**Data to process:**
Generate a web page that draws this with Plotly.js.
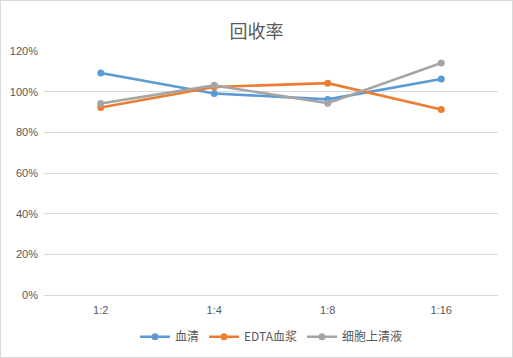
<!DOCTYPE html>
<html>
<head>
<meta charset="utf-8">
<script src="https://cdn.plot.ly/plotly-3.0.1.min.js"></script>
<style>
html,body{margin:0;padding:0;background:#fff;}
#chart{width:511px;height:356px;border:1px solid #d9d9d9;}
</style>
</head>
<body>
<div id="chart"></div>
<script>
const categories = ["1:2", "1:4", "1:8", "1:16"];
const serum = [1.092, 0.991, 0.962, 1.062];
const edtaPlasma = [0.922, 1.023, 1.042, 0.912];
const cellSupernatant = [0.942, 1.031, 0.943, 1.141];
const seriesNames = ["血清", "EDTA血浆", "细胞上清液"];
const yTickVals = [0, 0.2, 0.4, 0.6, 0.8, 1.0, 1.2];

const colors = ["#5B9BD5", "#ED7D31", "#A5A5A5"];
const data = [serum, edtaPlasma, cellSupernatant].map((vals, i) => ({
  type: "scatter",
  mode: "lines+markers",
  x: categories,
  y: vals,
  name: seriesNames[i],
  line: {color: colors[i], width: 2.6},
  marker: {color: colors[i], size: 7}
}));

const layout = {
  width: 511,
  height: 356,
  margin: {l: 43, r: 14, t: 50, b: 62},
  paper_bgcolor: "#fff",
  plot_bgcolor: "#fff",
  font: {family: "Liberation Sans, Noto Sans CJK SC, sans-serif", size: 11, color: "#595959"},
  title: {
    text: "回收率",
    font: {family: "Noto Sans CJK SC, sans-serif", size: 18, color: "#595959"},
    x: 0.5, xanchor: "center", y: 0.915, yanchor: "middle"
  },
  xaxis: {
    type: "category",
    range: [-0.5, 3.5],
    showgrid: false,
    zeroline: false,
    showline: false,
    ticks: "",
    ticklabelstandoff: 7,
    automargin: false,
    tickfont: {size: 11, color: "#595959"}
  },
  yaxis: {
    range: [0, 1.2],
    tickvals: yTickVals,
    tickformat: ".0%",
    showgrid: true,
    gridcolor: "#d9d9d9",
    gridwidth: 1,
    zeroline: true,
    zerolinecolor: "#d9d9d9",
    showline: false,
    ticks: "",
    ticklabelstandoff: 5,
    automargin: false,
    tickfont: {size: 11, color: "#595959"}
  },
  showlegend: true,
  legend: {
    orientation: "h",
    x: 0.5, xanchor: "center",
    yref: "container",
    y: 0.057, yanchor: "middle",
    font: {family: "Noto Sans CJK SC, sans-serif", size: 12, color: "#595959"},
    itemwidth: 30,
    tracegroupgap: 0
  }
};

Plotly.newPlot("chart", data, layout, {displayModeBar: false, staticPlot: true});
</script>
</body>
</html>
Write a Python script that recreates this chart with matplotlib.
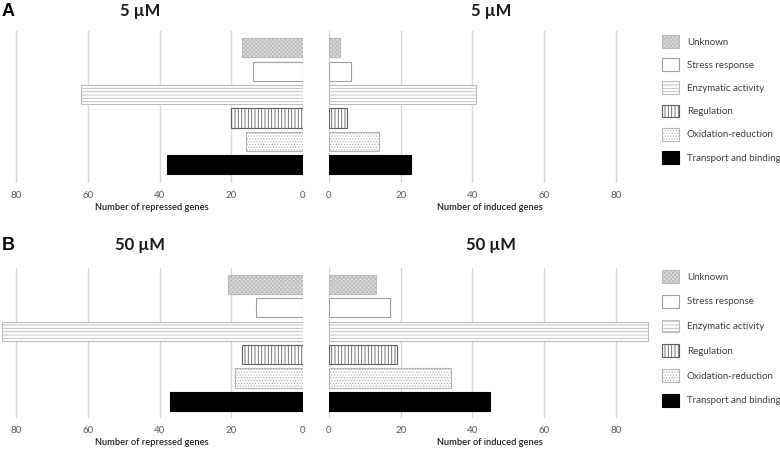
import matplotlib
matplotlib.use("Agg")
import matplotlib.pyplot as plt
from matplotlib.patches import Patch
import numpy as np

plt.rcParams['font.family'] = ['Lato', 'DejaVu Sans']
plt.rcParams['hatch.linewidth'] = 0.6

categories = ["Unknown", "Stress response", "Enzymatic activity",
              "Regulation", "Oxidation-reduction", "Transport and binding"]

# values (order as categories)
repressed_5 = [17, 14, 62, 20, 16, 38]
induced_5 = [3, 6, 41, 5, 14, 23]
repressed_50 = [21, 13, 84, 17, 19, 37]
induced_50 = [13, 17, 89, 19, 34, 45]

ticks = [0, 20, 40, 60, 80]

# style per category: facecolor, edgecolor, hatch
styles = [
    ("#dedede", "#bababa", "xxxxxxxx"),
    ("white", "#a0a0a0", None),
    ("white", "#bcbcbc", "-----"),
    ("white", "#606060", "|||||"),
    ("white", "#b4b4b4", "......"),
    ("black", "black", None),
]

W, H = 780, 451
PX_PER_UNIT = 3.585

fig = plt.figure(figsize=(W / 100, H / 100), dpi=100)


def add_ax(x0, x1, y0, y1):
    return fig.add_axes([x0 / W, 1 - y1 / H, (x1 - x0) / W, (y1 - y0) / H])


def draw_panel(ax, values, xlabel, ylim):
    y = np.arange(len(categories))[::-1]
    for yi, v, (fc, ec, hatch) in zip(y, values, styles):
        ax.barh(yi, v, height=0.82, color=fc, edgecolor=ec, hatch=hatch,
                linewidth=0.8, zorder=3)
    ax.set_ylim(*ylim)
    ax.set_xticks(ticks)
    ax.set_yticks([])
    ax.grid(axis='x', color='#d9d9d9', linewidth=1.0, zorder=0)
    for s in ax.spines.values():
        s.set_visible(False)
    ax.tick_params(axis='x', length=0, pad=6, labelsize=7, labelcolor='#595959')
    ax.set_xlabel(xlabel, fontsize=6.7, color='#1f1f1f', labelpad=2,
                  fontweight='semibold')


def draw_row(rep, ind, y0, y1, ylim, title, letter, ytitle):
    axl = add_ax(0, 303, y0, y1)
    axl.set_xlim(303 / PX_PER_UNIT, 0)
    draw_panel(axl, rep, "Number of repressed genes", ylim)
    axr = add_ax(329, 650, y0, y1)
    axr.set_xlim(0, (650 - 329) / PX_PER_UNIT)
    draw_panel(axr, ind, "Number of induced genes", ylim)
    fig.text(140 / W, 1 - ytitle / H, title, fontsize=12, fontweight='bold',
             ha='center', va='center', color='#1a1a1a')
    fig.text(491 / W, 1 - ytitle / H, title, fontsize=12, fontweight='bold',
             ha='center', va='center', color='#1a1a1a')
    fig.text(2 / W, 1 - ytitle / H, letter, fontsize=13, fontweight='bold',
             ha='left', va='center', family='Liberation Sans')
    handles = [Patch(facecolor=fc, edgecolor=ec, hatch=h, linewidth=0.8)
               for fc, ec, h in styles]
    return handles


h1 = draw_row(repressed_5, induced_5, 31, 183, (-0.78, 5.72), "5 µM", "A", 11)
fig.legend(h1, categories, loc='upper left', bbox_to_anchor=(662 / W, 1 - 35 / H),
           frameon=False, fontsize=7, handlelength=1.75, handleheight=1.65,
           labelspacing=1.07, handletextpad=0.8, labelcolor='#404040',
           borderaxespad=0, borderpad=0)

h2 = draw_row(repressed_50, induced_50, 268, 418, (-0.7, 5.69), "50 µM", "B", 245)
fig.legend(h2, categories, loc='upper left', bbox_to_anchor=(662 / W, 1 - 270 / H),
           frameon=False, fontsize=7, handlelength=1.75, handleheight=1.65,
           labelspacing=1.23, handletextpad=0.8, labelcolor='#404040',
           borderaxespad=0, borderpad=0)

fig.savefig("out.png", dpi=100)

**To do:** Leave the pictures out and copy exactly the lines from the one with "Write a Python" to the one with "plt.rcParams['hatch.linewidth'] = 0.6", both included.

**Exercise solution:**
Write a Python script that recreates this chart with matplotlib.
import matplotlib
matplotlib.use("Agg")
import matplotlib.pyplot as plt
from matplotlib.patches import Patch
import numpy as np

plt.rcParams['font.family'] = ['Lato', 'DejaVu Sans']
plt.rcParams['hatch.linewidth'] = 0.6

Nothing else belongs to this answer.